Comment réformer la psychiatrie en France ?
La stigmatisation ou l’invisibilité des patients psychiatriques témoignent d’un défaut de soins adaptés. Pourtant des innovations thérapeutiques sont possibles grâce aux progrès de la recherche selon un récent rapport.
L'Académie nationale de médecine a appelé fin juin à "un plan de mobilisation nationale" pour la psychiatrie, à l'image de ce qui a été fait pour le cancer, afin de "se redonner l'ambition de guérir" les maladies mentales. Pour nous en parler, le Pr Jean-Pierre Olié, psychiatre et membre de l'Académie nationale de médecine, qui a dirigé ce rapport.
Quelle était l'urgence de ce rapport ?
Pr Jean-Pierre Olié, psychiatre : La situation est douloureuse, ces personnes souffrant d’une maladie mentale ont une espérance de vie réduite de plusieurs années, un diagnostic tardif, alors qu’en France nous dépensons beaucoup pour la psychiatrie et que nous avons beaucoup de possibilités.
La recherche avance dans ce domaine, peut-elle aller plus loin ?
Pr Jean-Pierre Olié, psychiatre : Oui, la recherche peut aller plus loin mais elle ne produira un effet que si le stigma sur ces maladies est levé. Elle peut aller plus loin par l’identification d’indices biologiques, qui permettent d’affiner les diagnostics, les pronostics, et de guider les thérapeutiques.
Quelles sont les faiblesses de la psychiatrie en France ?

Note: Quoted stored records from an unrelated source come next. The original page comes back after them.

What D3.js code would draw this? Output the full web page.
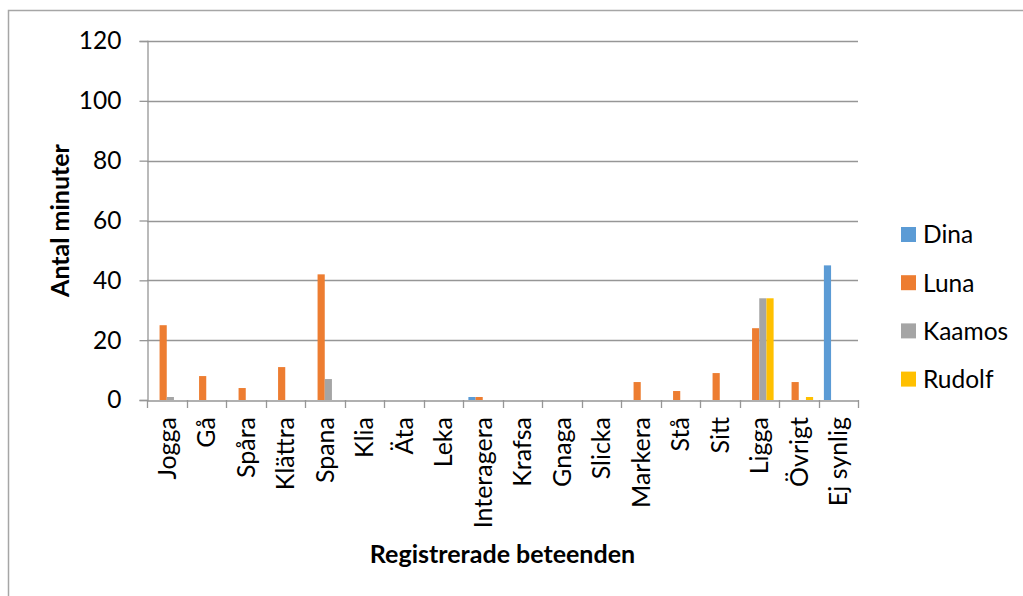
<!DOCTYPE html>
<html><head><meta charset="utf-8">
<script src="https://cdn.jsdelivr.net/npm/d3@7"></script>
<style>body{margin:0;background:#fff}svg{display:block}</style>
</head><body>
<svg id="c" width="1023" height="596"></svg>
<script>
const categories = ["Jogga","Gå","Spåra","Klättra","Spana","Klia","Äta","Leka","Interagera","Krafsa","Gnaga","Slicka","Markera","Stå","Sitt","Ligga","Övrigt","Ej synlig"];
const seriesNames = ["Dina","Luna","Kaamos","Rudolf"];
const dina   = [0,0,0,0,0,0,0,0,1,0,0,0,0,0,0,0,0,45];
const luna   = [25,8,4,11,42,0,0,0,1,0,0,0,6,3,9,24,6,0];
const kaamos = [1,0,0,0,7,0,0,0,0,0,0,0,0,0,0,34,0,0];
const rudolf = [0,0,0,0,0,0,0,0,0,0,0,0,0,0,0,34,1,0];
const yTicks = [0,20,40,60,80,100,120];
const colors = ["#5B9BD5","#ED7D31","#A5A5A5","#FFC000"];
const seriesValues = [dina,luna,kaamos,rudolf];

const font = "Lato, 'Open Sans', sans-serif";
const svg = d3.select("#c");
svg.append("rect").attr("x",8.5).attr("y",10.5).attr("width",1030).attr("height",600)
  .attr("fill","none").attr("stroke","#a6a6a6").attr("stroke-width",1.5);

const L=147, R=858, T=41, B=400;
const x = d3.scaleBand().domain(categories).range([L,R]).paddingInner(0).paddingOuter(0);
const y = d3.scaleLinear().domain([0,120]).range([B,T]);
const bw = x.bandwidth()/5.5;
const xs = d3.scaleBand().domain(seriesNames).range([bw*0.75, bw*4.75]);

// gridlines
svg.append("g").selectAll("line").data(yTicks.filter(d=>d>0)).join("line")
  .attr("x1",L).attr("x2",R).attr("y1",d=>Math.round(y(d))+0.5).attr("y2",d=>Math.round(y(d))+0.5)
  .attr("stroke","#969696").attr("stroke-width",1.3);

// bars
const g = svg.append("g");
seriesNames.forEach((s,i)=>{
  g.selectAll(null).data(categories.map((c,j)=>({c,v:seriesValues[i][j]})).filter(d=>d.v>0)).join("rect")
    .attr("x",d=>x(d.c)+xs(s)).attr("width",xs.bandwidth())
    .attr("y",d=>y(d.v)).attr("height",d=>B-y(d.v))
    .attr("fill",colors[i]);
});

// y axis
const ya = svg.append("g").attr("transform",`translate(${L+0.5},0)`)
  .call(d3.axisLeft(y).tickValues(yTicks).tickSize(8).tickPadding(18));
ya.select(".domain").attr("stroke","#969696").attr("stroke-width",1.3);
ya.selectAll(".tick line").attr("stroke","#969696").attr("stroke-width",1.3);
ya.selectAll("text").attr("font-family",font).attr("font-size",24.5).attr("fill","#000");

// x axis
const xa = svg.append("g").attr("transform",`translate(0,${B+0.5})`)
  .call(d3.axisBottom(x).tickSize(0).tickFormat(""));
xa.select(".domain").attr("stroke","#969696").attr("stroke-width",1.3);
xa.selectAll(".tick").remove();
svg.append("g").selectAll("line").data(categories.map(c=>x(c)).concat([R])).join("line")
  .attr("x1",d=>Math.round(d)+0.5).attr("x2",d=>Math.round(d)+0.5).attr("y1",B).attr("y2",B+8)
  .attr("stroke","#969696").attr("stroke-width",1.3);
svg.append("g").selectAll("text").data(categories).join("text")
  .attr("transform",d=>`translate(${x(d)+x.bandwidth()/2+9},417) rotate(-90)`)
  .attr("text-anchor","end").attr("font-family",font).attr("font-size",25).attr("fill","#000")
  .text(d=>d);

// axis titles
svg.append("text").attr("transform",`translate(69,${(T+B)/2}) rotate(-90)`)
  .attr("text-anchor","middle").attr("font-family",font).attr("font-weight","bold")
  .attr("font-size",25).attr("fill","#000").text("Antal minuter");
svg.append("text").attr("x",(L+R)/2).attr("y",563)
  .attr("text-anchor","middle").attr("font-family",font).attr("font-weight","bold")
  .attr("font-size",25).attr("fill","#000").text("Registrerade beteenden");

// legend
const lg = svg.append("g").selectAll("g").data(seriesNames).join("g")
  .attr("transform",(d,i)=>`translate(901,${227+i*48.2})`);
lg.append("rect").attr("width",15).attr("height",15).attr("fill",(d,i)=>colors[i]);
lg.append("text").attr("x",22).attr("y",7.5).attr("dy","0.36em")
  .attr("font-family",font).attr("font-size",24.5).attr("fill","#000").text(d=>d);
</script>
</body></html>
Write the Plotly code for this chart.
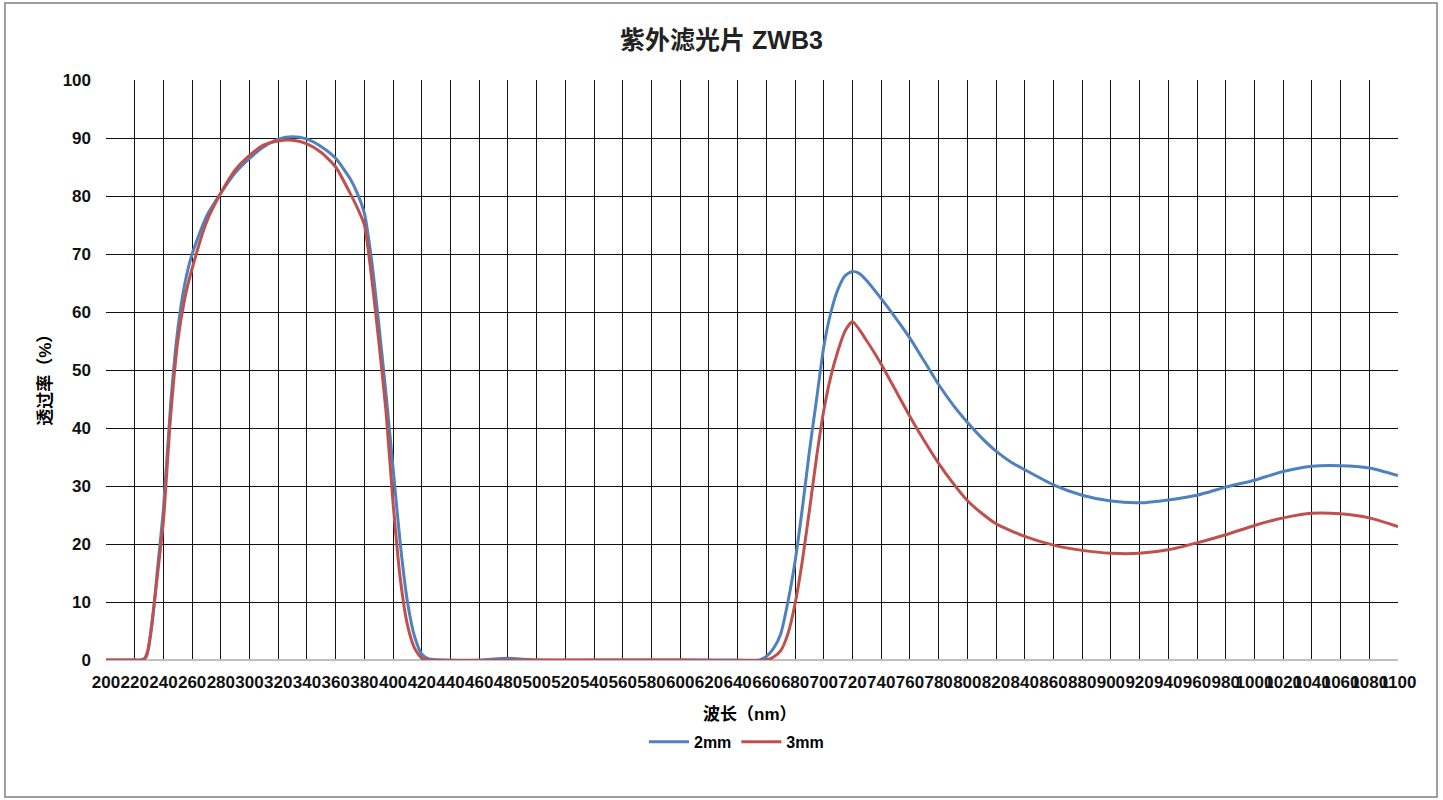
import plotly.graph_objects as go

# transmittance curves (wavelength nm, %)
wl_2mm = [200, 220, 224, 228, 232, 236, 240, 245, 250, 255, 260, 270, 280, 290, 300,
          310, 320, 330, 340, 350, 360, 370, 375, 380, 385, 390, 395, 400, 405, 410,
          415, 420, 425, 440, 460, 480, 500, 560, 640, 655, 660, 665, 670, 675, 680,
          685, 690, 695, 700, 705, 710, 715, 720, 725, 730, 740, 750, 760, 770, 780,
          790, 800, 810, 820, 830, 840, 860, 880, 900, 920, 940, 960, 980, 1000, 1020,
          1040, 1060, 1080, 1100]
t_2mm = [0, 0, 0, 0.5, 6, 16, 26, 44, 57, 65, 70, 76.5, 80.5, 84, 86.5,
         88.5, 89.8, 90.2, 89.8, 88.5, 86.5, 83, 80.5, 77, 69, 58, 46, 33, 20, 10,
         4, 1, 0.2, 0, 0, 0.3, 0, 0, 0, 0, 0.6, 2, 4.5, 10, 17,
         26, 36, 45, 54, 60, 64, 66.3, 67, 66.6, 65.4, 62.3, 59, 55.5, 51.5, 47.5,
         44, 41, 38.3, 36, 34.2, 32.8, 30.2, 28.4, 27.4, 27.1, 27.6, 28.4, 29.8, 31, 32.5,
         33.4, 33.5, 33.1, 31.8]

wl_3mm = [200, 220, 226, 229, 233, 236, 240, 245, 250, 255, 260, 270, 280, 290, 300,
          310, 320, 330, 340, 350, 360, 370, 375, 380, 385, 390, 395, 400, 405, 410,
          415, 420, 425, 500, 600, 660, 665, 670, 675, 680, 685, 690, 695, 700, 705,
          710, 715, 720, 730, 740, 750, 760, 770, 780, 790, 800, 810, 820, 840, 860,
          880, 900, 920, 940, 960, 980, 1000, 1020, 1040, 1060, 1080, 1100]
t_3mm = [0, 0, 0, 1.5, 8.5, 15, 24, 42, 55, 62.5, 67.5, 75.5, 80.5, 84.5, 87,
         88.8, 89.5, 89.6, 89, 87.5, 85, 80.5, 78, 75, 66, 55, 43, 27, 14, 6,
         2, 0.3, 0, 0, 0, 0, 0.5, 1.6, 4.5, 9.7, 17, 25.8, 35, 43, 49,
         53.4, 56.8, 58.3, 55, 51, 46.5, 42, 37.8, 33.9, 30.5, 27.5, 25.3, 23.5, 21.3, 19.8,
         18.9, 18.4, 18.4, 19, 20.2, 21.6, 23.2, 24.5, 25.3, 25.2, 24.5, 23]

x_ticks = list(range(200, 1101, 20))
y_ticks = list(range(0, 101, 10))

font_lat = "Liberation Sans, Noto Sans CJK SC, sans-serif"

fig = go.Figure()
fig.add_trace(go.Scatter(x=wl_2mm, y=t_2mm, mode="lines", name="2mm",
                         line=dict(color="#4F81BD", width=3, shape="spline", smoothing=0.6)))
fig.add_trace(go.Scatter(x=wl_3mm, y=t_3mm, mode="lines", name="3mm",
                         line=dict(color="#C0504D", width=3, shape="spline", smoothing=0.6)))

fig.update_layout(
    width=1443, height=800,
    margin=dict(l=106, r=45, t=80, b=140),
    paper_bgcolor="white", plot_bgcolor="white",
    font=dict(family=font_lat, color="black"),
    title=dict(text="紫外滤光片 ZWB3", x=0.5, xanchor="center", y=0.95, yanchor="middle",
               font=dict(size=25, weight="bold", color="#222222")),
    legend=dict(orientation="h", x=0.488, xanchor="center", y=-0.141, yanchor="middle",
                font=dict(size=16, weight="bold"), itemwidth=40, bgcolor="rgba(0,0,0,0)"),
    showlegend=True,
)

fig.update_xaxes(range=[200, 1100], tickvals=x_ticks, ticktext=[str(v) for v in x_ticks],
                 tickangle=0, showgrid=True, gridcolor="#111111", gridwidth=1,
                 showline=False, zeroline=False, ticks="", ticklabelstandoff=10,
                 tickfont=dict(size=17, weight="bold", color="#111111"))
fig.update_yaxes(range=[0, 100], tickvals=y_ticks, showgrid=True, gridcolor="#111111",
                 gridwidth=1, showline=False, zeroline=True, zerolinecolor="#bfbfbf",
                 zerolinewidth=1.5, ticks="", ticklabelstandoff=14,
                 tickfont=dict(size=17, weight="bold", color="#111111"))

# axis titles
fig.add_annotation(text="波长（nm）", xref="paper", yref="paper", x=0.4985, y=-0.093,
                   showarrow=False, xanchor="center", yanchor="middle",
                   font=dict(size=17, weight="bold"))
fig.add_annotation(text="透过率（%）", xref="paper", yref="paper", x=-0.0472, y=0.49,
                   showarrow=False, textangle=-90, xanchor="center", yanchor="middle",
                   font=dict(size=17, weight="bold"))

# chart frame
fig.add_shape(type="rect", xref="paper", yref="paper", x0=-0.0782, x1=1.0302,
              y0=-0.2362, y1=1.1328, line=dict(color="#7f7f7f", width=1.5), layer="below")

# drop the default page margin so the figure sits at the window's corner
fig.write_html("out.html", config={"displayModeBar": False},
               post_script="document.body.style.margin='0';")
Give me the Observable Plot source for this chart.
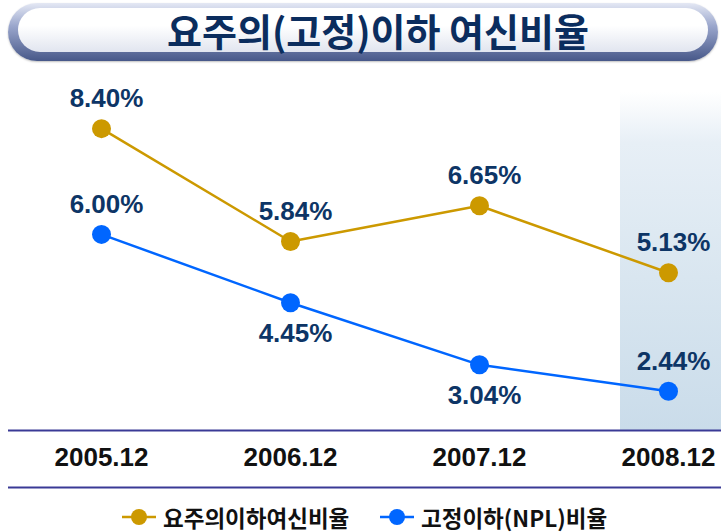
<!DOCTYPE html>
<html>
<head>
<meta charset="utf-8">
<script src="https://cdn.jsdelivr.net/npm/d3@7"></script>
<script src="https://cdn.jsdelivr.net/npm/@observablehq/plot@0.6"></script>
<style>
  html, body { margin: 0; padding: 0; background: #fff; }
  body { width: 721px; height: 532px; position: relative; overflow: hidden;
         font-family: "Liberation Sans", "Noto Sans CJK KR", sans-serif; }
  #title { position: relative; height: 66px; }
  #banner { position: absolute; left: 8px; top: 3px; width: 710px; height: 58px; border-radius: 29px;
            background: linear-gradient(to bottom, #e4e8f4 0%, #9aa6cc 40%, #475889 100%);
            box-shadow: 0 1px 2px rgba(0,0,0,0.25); }
  #banner .inner { position: absolute; left: 10px; top: 5px; right: 10px; bottom: 9px; border-radius: 22px;
            background: linear-gradient(to bottom, #ffffff 0%, #ffffff 40%, #e1e5ef 100%); }
  #banner .txt { position: absolute; left: 0; right: 0; top: 0; bottom: 0; text-align: center;
            font-family: "Noto Sans CJK KR", sans-serif; font-weight: 700; font-size: 38px; line-height: 54px;
            color: #0b2d5e; padding-left: 30px; }
  #hl { position: absolute; left: 620px; top: 92px; width: 101px; height: 338px; z-index: 0;
        background: linear-gradient(to bottom, rgba(255,255,255,1) 0%, #e7eff6 15%, #d9e6f0 55%, #cadcea 100%); }
  #chart { position: relative; z-index: 1; height: 434px; }
  #legend { position: absolute; top: 503px; left: 0; width: 721px; height: 28px; z-index: 2; }
  .item { position: absolute; top: 0; height: 28px; display: flex; align-items: center;
          font-family: "Noto Sans CJK KR", sans-serif; font-weight: 700; font-size: 22.5px; line-height: 26px; color: #111; }
  .item svg { margin-right: 7px; }
</style>
</head>
<body>
<div id="title"><div id="banner"><div class="inner"></div><div class="txt">요주의(고정)이하 여신비율</div></div></div>
<div id="hl"></div>
<div id="chart"></div>
<div id="legend"></div>
<script>
const periods = ["2005.12", "2006.12", "2007.12", "2008.12"];
const seriesNames = ["요주의이하여신비율", "고정이하(NPL)비율"];
const watchOrWorse = [8.40, 5.84, 6.65, 5.13];
const npl = [6.00, 4.45, 3.04, 2.44];
const colors = ["#cc9900", "#0066ff"];

const rows = [];
periods.forEach((p, i) => {
  rows.push({period: p, series: seriesNames[0], value: watchOrWorse[i]});
  rows.push({period: p, series: seriesNames[1], value: npl[i]});
});
// labels below the point for the lower series where it dips
const below = d => d.series === seriesNames[1] && (d.period === periods[1] || d.period === periods[2]);

const labelFont = {fontSize: 26, fontWeight: "bold", fill: "#0d3566", fontFamily: "Liberation Sans, Arial, sans-serif"};

const chart = Plot.plot({
  width: 721,
  height: 434,
  marginLeft: 100,
  marginRight: 53,
  marginTop: 0,
  marginBottom: 70,
  style: {background: "transparent", overflow: "visible"},
  x: {type: "point", domain: periods, padding: 0, axis: null, label: null},
  y: {domain: [1.55, 9.81], axis: null},
  color: {domain: seriesNames, range: colors},
  marks: [
    Plot.ruleY([1.55], {stroke: "#3a3a96", strokeWidth: 2, insetLeft: -92, insetRight: -53}),
    Plot.ruleY([1.55], {stroke: "#3a3a96", strokeWidth: 2, insetLeft: -92, insetRight: -53, dy: 57}),
    Plot.axisX({domain: periods, label: null, tickSize: 0, tickPadding: 17, fontSize: 26, fontWeight: "bold",
                fill: "#111", fontFamily: "Liberation Sans, Arial, sans-serif"}),
    Plot.line(rows, {x: "period", y: "value", z: "series", stroke: "series", strokeWidth: 2.5}),
    Plot.dot(rows, {x: "period", y: "value", fill: "series", r: 9.5}),
    Plot.text(rows.filter(d => !below(d)), {x: "period", y: "value", text: d => d.value.toFixed(2) + "%",
              dy: -30, dx: 5, ...labelFont}),
    Plot.text(rows.filter(below), {x: "period", y: "value", text: d => d.value.toFixed(2) + "%",
              dy: 31, dx: 5, ...labelFont})
  ]
});
document.getElementById("chart").appendChild(chart);

// legend
const legend = document.getElementById("legend");
const lefts = [122, 380];
seriesNames.forEach((name, i) => {
  const item = document.createElement("div");
  item.className = "item";
  item.style.left = lefts[i] + "px";
  item.innerHTML = `<svg width="34" height="20"><line x1="0" x2="34" y1="10" y2="10" stroke="${colors[i]}" stroke-width="2.5"/><circle cx="17" cy="10" r="8" fill="${colors[i]}"/></svg><span>${name}</span>`;
  legend.appendChild(item);
});
</script>
</body>
</html>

Pr Jean-Pierre Olié, psychiatre : La psychiatrie a surtout beaucoup de richesses en France, nous sommes dans les pays de l'OCDE en troisième position en nombre de psychiatres. Selon un rapport de la Cour des Compte 110 milliards sont dévolus à la maladie mentale chaque année, et malgré cela les résultats ne sont pas à la hauteur. Il faut donc organiser différemment. Et régler le problème des inégalités territoriales.
Il est troublant de voir que plus de la moitié des personnes qui prises en charge en psychiatrie passe par les urgences. Ils arrivent à l’occasion d’une crise, ça veut dire qu’en amont de la crise, on n’a pas su identifier les symptômes ou mettre en place les conditions d'un traitement.
Quelles propositions faites-vous pour améliorer ?
Pr Jean-Pierre Olié, psychiatre : Il faut réaffirmer le rôle clé du médecin généraliste qui doit orienter et s'assurer du suivi au long cours. Ils doivent s’appuyer sur les maisons des adolescents, car la plupart des maladies psychiatriques commencent à ce moment là, entre 17 et 30 ans, en particulier à la fin de l'adolescence.
Comment améliorer la prise en charge psychiatrique dans les prisons ?
Pr Jean-Pierre Olié, psychiatre : Nous sommes revenus avant le 18ème siècle, les malades mentaux sont enfermés dans les prisons françaises, en même temps que les délinquants qui ne présentent pas de maladie. C’est grave. Aujourd’hui, en France on voit augmenter le nombre d’hospitalisations sans consentement en psychiatrie, selon le rapport de la gestion des centres de privation de liberté, il aurait doublé ces 5 dernières années.